**** Data extract
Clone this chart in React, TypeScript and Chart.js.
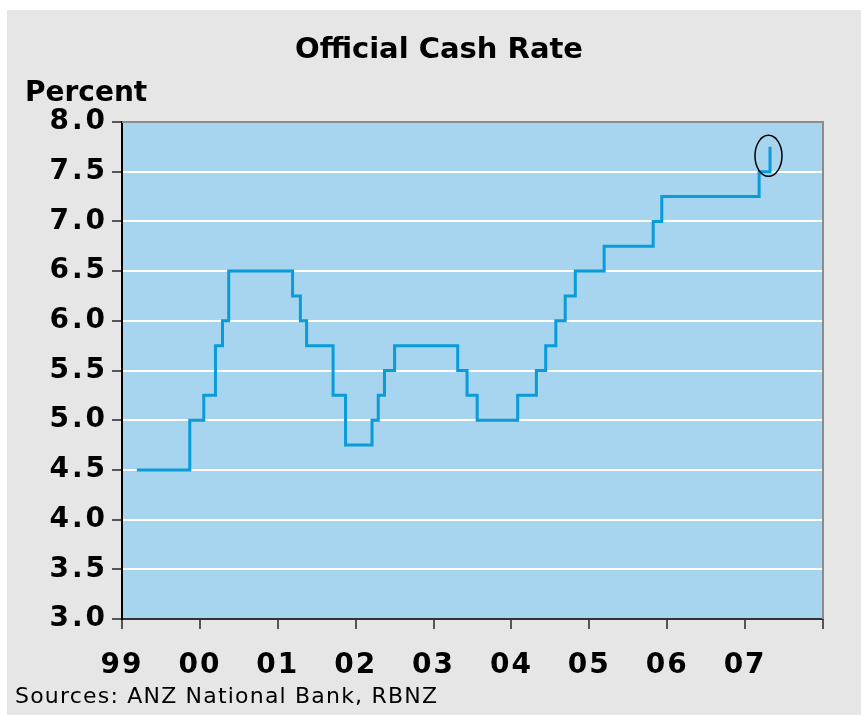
import React, { useEffect, useRef } from "react";
import { Chart, registerables } from "chart.js";

Chart.register(...registerables);

// Decimal-year dates of OCR changes and the rate set on each date
const changeDates = [
  1999.19, 1999.87, 2000.05, 2000.2, 2000.29, 2000.37, 2001.19, 2001.29,
  2001.37, 2001.71, 2001.87, 2002.21, 2002.29, 2002.37, 2002.5, 2003.31,
  2003.43, 2003.56, 2004.08, 2004.32, 2004.44, 2004.57, 2004.69, 2004.82,
  2005.19, 2005.82, 2005.93, 2007.18, 2007.32,
];
const rates = [
  4.5, 5.0, 5.25, 5.75, 6.0, 6.5, 6.25, 6.0, 5.75, 5.25, 4.75, 5.0, 5.25, 5.5,
  5.75, 5.5, 5.25, 5.0, 5.25, 5.5, 5.75, 6.0, 6.25, 6.5, 6.75, 7.0, 7.25, 7.5,
  7.75,
];
const xTickYears = [1999, 2000, 2001, 2002, 2003, 2004, 2005, 2006, 2007, 2008];
const xTickLabels = ["99", "00", "01", "02", "03", "04", "05", "06", "07", ""];
const highlightPoint = { x: 2007.3, y: 7.66 };

const title = "Official Cash Rate";
const yAxisTitle = "Percent";
const sourceNote = "Sources: ANZ National Bank, RBNZ";

const FONT = "'DejaVu Sans', Verdana, sans-serif";
const labelSpacing: Record<string, string> = { x: "2px", y: "3px" };

export default function App() {
  const ref = useRef<HTMLCanvasElement | null>(null);

  useEffect(() => {
    if (!ref.current) return;
    const spacingPlugin = {
      id: "spacingPlugin",
      afterUpdate(chart: any) {
        Object.keys(labelSpacing).forEach((id) => {
          const s = chart.scales[id];
          if (!s || s.__patched) return;
          const orig = s.drawLabels;
          s.drawLabels = function (area: any) {
            const c = this.ctx;
            c.save();
            c.letterSpacing = labelSpacing[id];
            orig.call(this, area);
            c.restore();
          };
          s.__patched = true;
        });
      },
    };
    const bgPlugin = {
      id: "bgPlugin",
      beforeDraw(chart: any) {
        const { ctx, chartArea: a, width, height } = chart;
        ctx.save();
        ctx.fillStyle = "#E6E6E6";
        ctx.fillRect(0, 0, width, height);
        ctx.fillStyle = "#A7D4EE";
        ctx.fillRect(a.left, a.top, a.right - a.left, a.bottom - a.top);
        ctx.restore();
      },
      afterDraw(chart: any) {
        const { ctx, chartArea: a } = chart;
        ctx.save();
        ctx.strokeStyle = "#8C8C8C";
        ctx.lineWidth = 2;
        ctx.beginPath();
        ctx.moveTo(a.left, a.top);
        ctx.lineTo(a.right, a.top);
        ctx.lineTo(a.right, a.bottom);
        ctx.stroke();
        ctx.fillStyle = "#000";
        ctx.textBaseline = "middle";
        ctx.font = `bold 29px ${FONT}`;
        ctx.textAlign = "center";
        ctx.fillText(title, 432, 40);
        ctx.textAlign = "left";
        ctx.font = `bold 28px ${FONT}`;
        ctx.fillText(yAxisTitle, 18, 84);
        ctx.font = `22px ${FONT}`;
        (ctx as any).letterSpacing = "1.2px";
        ctx.fillText(sourceNote, 8, 687);
        (ctx as any).letterSpacing = "0px";
        const xs = chart.scales.x;
        const ys = chart.scales.y;
        const cx = xs.getPixelForValue(highlightPoint.x);
        const cy = ys.getPixelForValue(highlightPoint.y);
        ctx.strokeStyle = "#000";
        ctx.lineWidth = 1.5;
        ctx.beginPath();
        ctx.ellipse(cx, cy, 13.5, 20.5, 0, 0, Math.PI * 2);
        ctx.stroke();
        ctx.restore();
      },
    };

    const chart = new Chart(ref.current, {
      type: "line",
      data: {
        datasets: [
          {
            data: changeDates.map((d, i) => ({ x: d, y: rates[i] })),
            borderColor: "#0A9BD9",
            borderWidth: 3,
            pointRadius: 0,
            stepped: true,
            fill: false,
          },
        ],
      },
      options: {
        animation: false,
        responsive: false,
        layout: { padding: { left: 0, top: 112, right: 38, bottom: 36 } },
        plugins: { legend: { display: false }, tooltip: { enabled: false } },
        scales: {
          x: {
            type: "linear",
            min: 1999,
            max: 2008,
            afterFit(scale: any) {
              scale.height = 60;
            },
            afterBuildTicks(scale: any) {
              scale.ticks = xTickYears.map((v) => ({ value: v }));
            },
            ticks: {
              autoSkip: false,
              maxRotation: 0,
              padding: 20,
              color: "#000",
              font: { family: FONT, size: 28, weight: "bold" },
              callback: (v: any) => {
                const i = xTickYears.indexOf(Number(v));
                return i >= 0 ? xTickLabels[i] : "";
              },
            },
            grid: {
              drawOnChartArea: false,
              tickLength: 10,
              tickColor: "#555",
              lineWidth: 2,
            },
            border: { display: true, color: "#333", width: 2 },
          },
          y: {
            min: 3,
            max: 8,
            afterFit(scale: any) {
              scale.width = 115;
            },
            ticks: {
              stepSize: 0.5,
              padding: 4,
              color: "#000",
              font: { family: FONT, size: 28, weight: "bold" },
              callback: (v: any) => Number(v).toFixed(1),
            },
            grid: {
              color: (c: any) =>
                c.tick && (c.tick.value === 3 || c.tick.value === 8)
                  ? "rgba(0,0,0,0)"
                  : "#FFFFFF",
              lineWidth: 2,
              tickLength: 10,
              tickColor: "#555",
            },
            border: { display: true, color: "#000", width: 2 },
          },
        },
      },
      plugins: [spacingPlugin, bgPlugin],
    });
    return () => chart.destroy();
  }, []);

  return (
    <div style={{ position: "absolute", left: 7, top: 10, width: 854, height: 705 }}>
      <canvas ref={ref} width={854} height={705} style={{ display: "block" }} />
    </div>
  );
}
********
- **Objective**: Transcribe the opening line of the listing above, please, and every line after it through the line with "const ref = useRef<HTMLCanvasElement", word for word, without pictures.

- **Complete response**:
Clone this chart in React, TypeScript and Chart.js.
import React, { useEffect, useRef } from "react";
import { Chart, registerables } from "chart.js";

Chart.register(...registerables);

// Decimal-year dates of OCR changes and the rate set on each date
const changeDates = [
  1999.19, 1999.87, 2000.05, 2000.2, 2000.29, 2000.37, 2001.19, 2001.29,
  2001.37, 2001.71, 2001.87, 2002.21, 2002.29, 2002.37, 2002.5, 2003.31,
  2003.43, 2003.56, 2004.08, 2004.32, 2004.44, 2004.57, 2004.69, 2004.82,
  2005.19, 2005.82, 2005.93, 2007.18, 2007.32,
];
const rates = [
  4.5, 5.0, 5.25, 5.75, 6.0, 6.5, 6.25, 6.0, 5.75, 5.25, 4.75, 5.0, 5.25, 5.5,
  5.75, 5.5, 5.25, 5.0, 5.25, 5.5, 5.75, 6.0, 6.25, 6.5, 6.75, 7.0, 7.25, 7.5,
  7.75,
];
const xTickYears = [1999, 2000, 2001, 2002, 2003, 2004, 2005, 2006, 2007, 2008];
const xTickLabels = ["99", "00", "01", "02", "03", "04", "05", "06", "07", ""];
const highlightPoint = { x: 2007.3, y: 7.66 };

const title = "Official Cash Rate";
const yAxisTitle = "Percent";
const sourceNote = "Sources: ANZ National Bank, RBNZ";

const FONT = "'DejaVu Sans', Verdana, sans-serif";
const labelSpacing: Record<string, string> = { x: "2px", y: "3px" };

export default function App() {
  const ref = useRef<HTMLCanvasElement | null>(null);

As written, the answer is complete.